If you know a number is going to be wrong, why report it at all? That's a question central to labor coverage these days.
If you have more than a passing interest in the economic and labor picture, you know the Big Kahuna numbers everyone concentrates on are tomorrow's payroll growth and unemployment rate tally from the federal government.
You also probably know that everyone tries to guess what it will be. As part of that exercise, a lot of other data tallies get bandied about, like that of Automatic Data Processing. That outfit processes payrolls for roughly 430,000 businesses. That should be a statistically significant enough sample to be a good indicator of what the government's overall number will be.

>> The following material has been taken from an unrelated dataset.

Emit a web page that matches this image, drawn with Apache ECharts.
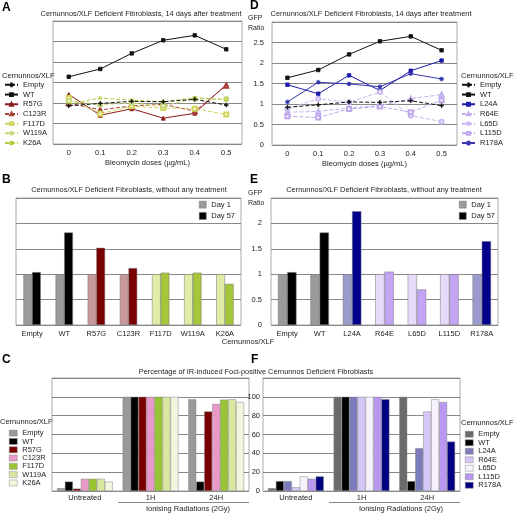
<!DOCTYPE html>
<html><head><meta charset="utf-8">
<script src="https://cdn.jsdelivr.net/npm/echarts@6/dist/echarts.min.js"></script>
<style>html,body{margin:0;padding:0;background:#fff}#c{width:514px;height:513px}</style>
</head><body><div id="c"></div>
<script>
// ---------- DATA ----------
const dosesCats = ['0','0.1','0.2','0.3','0.4','0.5'];
const namesA = ['Empty','WT','R57G','C123R','F117D','W119A','K26A'];
const a_empty = [0.93, 0.99, 1.04, 1.03, 1.09, 0.95];
const a_wt    = [1.64, 1.83, 2.21, 2.53, 2.65, 2.31];
const a_r57g  = [1.21, 0.70, 0.86, 0.63, 0.75, 1.45];
const a_c123r = [1.00, 0.83, 0.93, 0.97, 0.80, 1.42];
const a_f117d = [1.12, 0.74, 0.92, 0.88, 0.86, 0.72];
const a_w119a = [1.05, 0.96, 1.00, 0.93, 1.10, 1.10];
const a_k26a  = [0.97, 1.12, 1.07, 1.03, 1.13, 1.08];

const namesD = ['Empty','WT','L24A','R64E','L65D','L115D','R178A'];
const d_empty = [0.92, 0.98, 1.05, 1.04, 1.08, 0.96];
const d_wt    = [1.64, 1.83, 2.21, 2.53, 2.65, 2.31];
const d_l24a  = [1.47, 1.25, 1.70, 1.33, 1.81, 2.06];
const d_r64e  = [0.80, 0.82, 0.90, 0.96, 1.13, 1.23];
const d_l65d  = [0.88, 1.13, 1.04, 1.29, 0.72, 0.57];
const d_l115d = [0.70, 0.67, 0.88, 0.94, 0.80, 1.09];
const d_r178a = [1.05, 1.53, 1.49, 1.42, 1.74, 1.61];

const catsB = ['Empty','WT','R57G','C123R','F117D','W119A','K26A'];
const b_day1  = [1, 1, 1, 1, 1, 1, 1];
const b_day57 = [1.04, 1.82, 1.52, 1.12, 1.03, 1.03, 0.81];

const catsE = ['Empty','WT','L24A','R64E','L65D','L115D','R178A'];
const e_day1  = [1, 1, 1, 1, 1, 1, 1];
const e_day57 = [1.04, 1.82, 2.24, 1.05, 0.70, 1.00, 1.65];

const dayNames = ['Day 1','Day 57'];

const catsIR = ['Untreated','1H','24H'];
const c_empty = [3, 100, 97.5];
const c_wt    = [10, 100, 10];
const c_r57g  = [2.5, 100, 84.5];
const c_c123r = [13, 100, 92.5];
const c_f117d = [13, 100, 97];
const c_w119a = [13, 100, 97.5];
const c_k26a  = [10, 100, 94.5];

const f_empty = [3, 100, 100];
const f_wt    = [10.5, 100, 10.5];
const f_l24a  = [10.5, 100, 45.5];
const f_r64e  = [4, 100, 84.5];
const f_l65d  = [15.5, 100, 97.5];
const f_l115d = [13, 100, 94.5];
const f_r178a = [15.5, 97.5, 52.5];

// ---------- STYLE ----------
const FONT = 'Liberation Sans, Arial, sans-serif';
const FS = 7.5;
const PLUS = 'path://M-0.7,-5H0.7V-0.7H5V0.7H0.7V5H-0.7V0.7H-5V-0.7H-0.7Z';
const STAR = 'path://M-0.7,-5H0.7V-0.7H5V0.7H0.7V5H-0.7V0.7H-5V-0.7H-0.7Z M-3.9,-3.1L-3.1,-3.9L3.9,3.1L3.1,3.9Z M3.9,-3.1L3.1,-3.9L-3.9,3.1L-3.1,3.9Z';
const tag = k => '\u200B'.repeat(k);
const strip = n => n.replace(/\u200B/g, '');

const lineStylesA = [
  {c:'#111', t:'dashed', s:PLUS, z:6},
  {c:'#111', t:'solid', s:'rect', z:4},
  {c:'#8b1a1a', t:'solid', s:'triangle', z:5},
  {c:'#a8403a', t:'dashed', s:'emptyTriangle', z:5},
  {c:'#d2d45a', t:'dashed', s:'emptyRect', z:5},
  {c:'#c4da7a', t:'dashed', s:'emptyCircle', z:5},
  {c:'#b4cc44', t:'dashed', s:PLUS, z:5, r:45}
];
const lineStylesD = [
  {c:'#111', t:'dashed', s:PLUS, z:6},
  {c:'#111', t:'solid', s:'rect', z:4},
  {c:'#1c1ca8', t:'solid', s:'rect', z:5},
  {c:'#c4b0ee', t:'dashed', s:'emptyTriangle', z:5},
  {c:'#c8b6f0', t:'dashed', s:'emptyCircle', z:5},
  {c:'#bca6ec', t:'dashed', s:'emptyRect', z:5},
  {c:'#3636b0', t:'solid', s:STAR, z:5}
];
const day1B  = ['#9a9a9a','#9a9a9a','#c8989a','#c8989a','#e0eca8','#e0eca8','#e0eca8'];
const day57B = ['#000','#000','#7a0000','#7a0000','#a6c63a','#a6c63a','#a6c63a'];
const day1E  = ['#9a9a9a','#9a9a9a','#9a9acc','#e6dcfa','#e6dcfa','#e6dcfa','#9a9acc'];
const day57E = ['#000','#000','#00008b','#c4a4f4','#c4a4f4','#c4a4f4','#00008b'];
const colC = ['#999999','#000000','#7a0000','#e899c8','#99c433','#d8e8a0','#f2f6dc'];
const colF = ['#6a6a6a','#000000','#7b7bbd','#d6c6f8','#f6f2fd','#b898f0','#000080'];

const grids = [
  {left:53, top:21, width:189, height:123},   // A
  {left:272, top:22, width:185, height:123},  // D
  {left:16, top:198, width:225, height:127},  // B
  {left:271, top:198, width:227, height:127}, // E
  {left:52, top:378, width:197, height:113},  // C
  {left:263, top:378, width:197, height:113}  // F
].map(g => Object.assign({show:true, borderColor:'#aaa', borderWidth:1, backgroundColor:'#fff'}, g));

function xAx(gi, data, extra) {
  return Object.assign({
    type:'category', gridIndex:gi, data:data, boundaryGap:true,
    axisLine:{show:false}, axisTick:{show:false},
    axisLabel:{fontSize:FS, fontFamily:FONT, color:'#222', margin:5}
  }, extra || {});
}
function yAx(gi, max, interval, showLabels, margin) {
  return {
    type:'value', gridIndex:gi, min:0, max:max, interval:interval,
    axisLine:{show:false}, axisTick:{show:false},
    splitLine:{show:true, lineStyle:{color:'#888', width:1}},
    axisLabel:{show:showLabels, fontSize:FS, fontFamily:FONT, color:'#222', margin:margin || 8,
      formatter: v => (v === max ? '' : String(v))}
  };
}

const xAxis = [
  xAx(0, dosesCats, {name:'Bleomycin doses (µg/mL)', nameLocation:'middle', nameGap:15,
    nameTextStyle:{fontSize:FS, fontFamily:FONT, color:'#222'}}),
  xAx(1, dosesCats, {name:'Bleomycin doses (µg/mL)', nameLocation:'middle', nameGap:15,
    nameTextStyle:{fontSize:FS, fontFamily:FONT, color:'#222'}}),
  xAx(2, catsB), xAx(3, catsE),
  xAx(4, catsIR, {axisLabel:{fontSize:FS, fontFamily:FONT, color:'#222', margin:3}}),
  xAx(5, catsIR, {axisLabel:{fontSize:FS, fontFamily:FONT, color:'#222', margin:3}})
];
const yAxis = [
  yAx(0, 3, 0.5, false), yAx(1, 3, 0.5, true, 8),
  yAx(2, 2.5, 0.5, false), yAx(3, 2.5, 0.5, true, 9),
  yAx(4, 120, 20, false), yAx(5, 120, 20, true, 3)
];

const series = [];
function lineSeries(gi, names, arrs, styles, k) {
  names.forEach((n, i) => {
    const st = styles[i];
    series.push({
      type:'line', name:n + tag(k), xAxisIndex:gi, yAxisIndex:gi, data:arrs[i],
      symbol:st.s, symbolSize: st.s === 'rect' ? 3.5 : 4, symbolRotate: st.r || 0,
      z:st.z, lineStyle:{color:st.c, width:1, type: st.t === 'dashed' ? [4,2] : 'solid'},
      itemStyle:{color:st.c, borderColor:st.c, borderWidth:0.8},
      emphasis:{disabled:true}, animation:false
    });
  });
}
lineSeries(0, namesA, [a_empty,a_wt,a_r57g,a_c123r,a_f117d,a_w119a,a_k26a], lineStylesA, 0);
lineSeries(1, namesD, [d_empty,d_wt,d_l24a,d_r64e,d_l65d,d_l115d,d_r178a], lineStylesD, 1);

function daySeries(gi, arr1, arr57, c1, c57, k, gap) {
  [[arr1, c1], [arr57, c57]].forEach((p, j) => {
    series.push({
      type:'bar', name:dayNames[j] + tag(k), xAxisIndex:gi, yAxisIndex:gi,
      data:p[0].map((v, i) => ({value:v, itemStyle:{color:p[1][i]}})),
      itemStyle:{color: j === 0 ? '#9a9a9a' : '#000', borderColor:'#777', borderWidth:0.5},
      barGap:'0%', barCategoryGap:gap, animation:false
    });
  });
}
daySeries(2, b_day1, b_day57, day1B, day57B, 2, '46%');
daySeries(3, e_day1, e_day57, day1E, day57E, 3, '43%');

function irSeries(gi, names, arrs, cols, k) {
  names.forEach((n, i) => {
    series.push({
      type:'bar', name:n + tag(k), xAxisIndex:gi, yAxisIndex:gi, data:arrs[i],
      itemStyle:{color:cols[i], borderColor:'#888', borderWidth:0.5},
      barGap:'0%', barCategoryGap:'15%', animation:false
    });
  });
}
irSeries(4, namesA, [c_empty,c_wt,c_r57g,c_c123r,c_f117d,c_w119a,c_k26a], colC, 4);
irSeries(5, namesD, [f_empty,f_wt,f_l24a,f_r64e,f_l65d,f_l115d,f_r178a], colF, 5);

function legend(names, k, left, top, iw, ih, step, gapTxt, extra) {
  return Object.assign({
    orient:'vertical', left:left, top:top, data:names.map(n => n + tag(k)),
    itemWidth:iw, itemHeight:ih, itemGap:0, itemTextGap:gapTxt, padding:0,
    formatter: strip, selectedMode:false,
    textStyle:{fontSize:FS, fontFamily:FONT, color:'#222', lineHeight:step, height:step}
  }, extra || {});
}
const legends = [
  legend(namesA, 0, 4, 80, 13, 3.5, 9.7, 4),
  legend(namesD, 1, 461, 80, 13, 3.5, 9.7, 4),
  legend(dayNames, 2, 199, 199, 7, 7, 11.3, 2, {icon:'rect', itemStyle:{borderColor:'#777', borderWidth:0.5}}),
  legend(dayNames, 3, 459, 199, 7, 7, 11.3, 2, {icon:'rect', itemStyle:{borderColor:'#777', borderWidth:0.5}}),
  legend(namesA, 4, 9, 429, 8, 6, 8.3, 5, {icon:'rect', itemStyle:{borderColor:'#888', borderWidth:0.5}}),
  legend(namesD, 5, 465, 430, 8, 6, 8.5, 5, {icon:'rect', itemStyle:{borderColor:'#888', borderWidth:0.5}})
];

function txt(x, y, text, o) {
  o = o || {};
  return {type:'text', x:x, y:y, z:50, silent:true, style:{
    text:text, fill:o.fill || '#222', textAlign:o.align || 'left', textVerticalAlign:'middle',
    font:(o.bold ? 'bold ' : '') + (o.size || FS) + 'px ' + FONT}};
}
const graphic = [
  txt(2, 8, 'A', {bold:true, size:12, fill:'#000'}),
  txt(250, 6, 'D', {bold:true, size:12, fill:'#000'}),
  txt(2, 180, 'B', {bold:true, size:12, fill:'#000'}),
  txt(250, 180, 'E', {bold:true, size:12, fill:'#000'}),
  txt(2, 360, 'C', {bold:true, size:12, fill:'#000'}),
  txt(251, 360, 'F', {bold:true, size:12, fill:'#000'}),
  txt(141, 14, 'Cernunnos/XLF Deficient Fibroblasts, 14 days after treatment', {align:'center', size:7.4}),
  txt(371, 14, 'Cernunnos/XLF Deficient Fibroblasts, 14 days after treatment', {align:'center', size:7.4}),
  txt(129, 190, 'Cernunnos/XLF Deficient Fibroblasts, without any treatment', {align:'center', size:7.4}),
  txt(384, 190, 'Cernunnos/XLF Deficient Fibroblasts, without any treatment', {align:'center', size:7.4}),
  txt(256, 372, 'Percentage of IR-induced Foci-positive Cernunnos Deficient Fibroblasts', {align:'center', size:7.4}),
  txt(248, 18, 'GFP', {size:7}), txt(248, 28, 'Ratio', {size:7}),
  txt(248, 193, 'GFP', {size:7}), txt(248, 203, 'Ratio', {size:7}),
  txt(2, 76, 'Cernunnos/XLF'), txt(461, 76, 'Cernunnos/XLF'),
  txt(248, 342, 'Cernunnos/XLF', {align:'center'}),
  txt(0, 422, 'Cernunnos/XLF'), txt(461, 423, 'Cernunnos/XLF'),
  {type:'line', silent:true, shape:{x1:118, y1:502.5, x2:249, y2:502.5}, style:{stroke:'#888', lineWidth:1}},
  {type:'line', silent:true, shape:{x1:329, y1:502.5, x2:460, y2:502.5}, style:{stroke:'#888', lineWidth:1}},
  txt(188, 509, 'Ionising Radiations (2Gy)', {align:'center'}),
  txt(401, 509, 'Ionising Radiations (2Gy)', {align:'center'})
];

const chart = echarts.init(document.getElementById('c'), null, {renderer:'canvas'});
chart.setOption({
  backgroundColor:'#fff', animation:false,
  textStyle:{fontFamily:FONT},
  grid:grids, xAxis:xAxis, yAxis:yAxis, series:series, legend:legends, graphic:graphic
});
</script></body></html>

But it's not ... at least it hasn't been for the last six months or so. Nomura Securities estimates the ADP number has been on average about 94,000 more negative than the government number. There may be a variety of reasons for that ... the numbers count different segments, are subject to different revisions ... heck it could be the government number, not the ADP number, is wrong. Whatever, let the economists duke it out.
Let's look at it this way. Plenty of golfers know they typically hook fifty yards or so on a drive off the tee. And so they compensate by aiming for a spot fifty yards off the pin. So you know ADP is off to the negative ... 84,000 this time around. As a result you can probably predict the payroll pin is more to the upside, like a lot of econo-pronosticators are saying?
That makes the number worth reporting.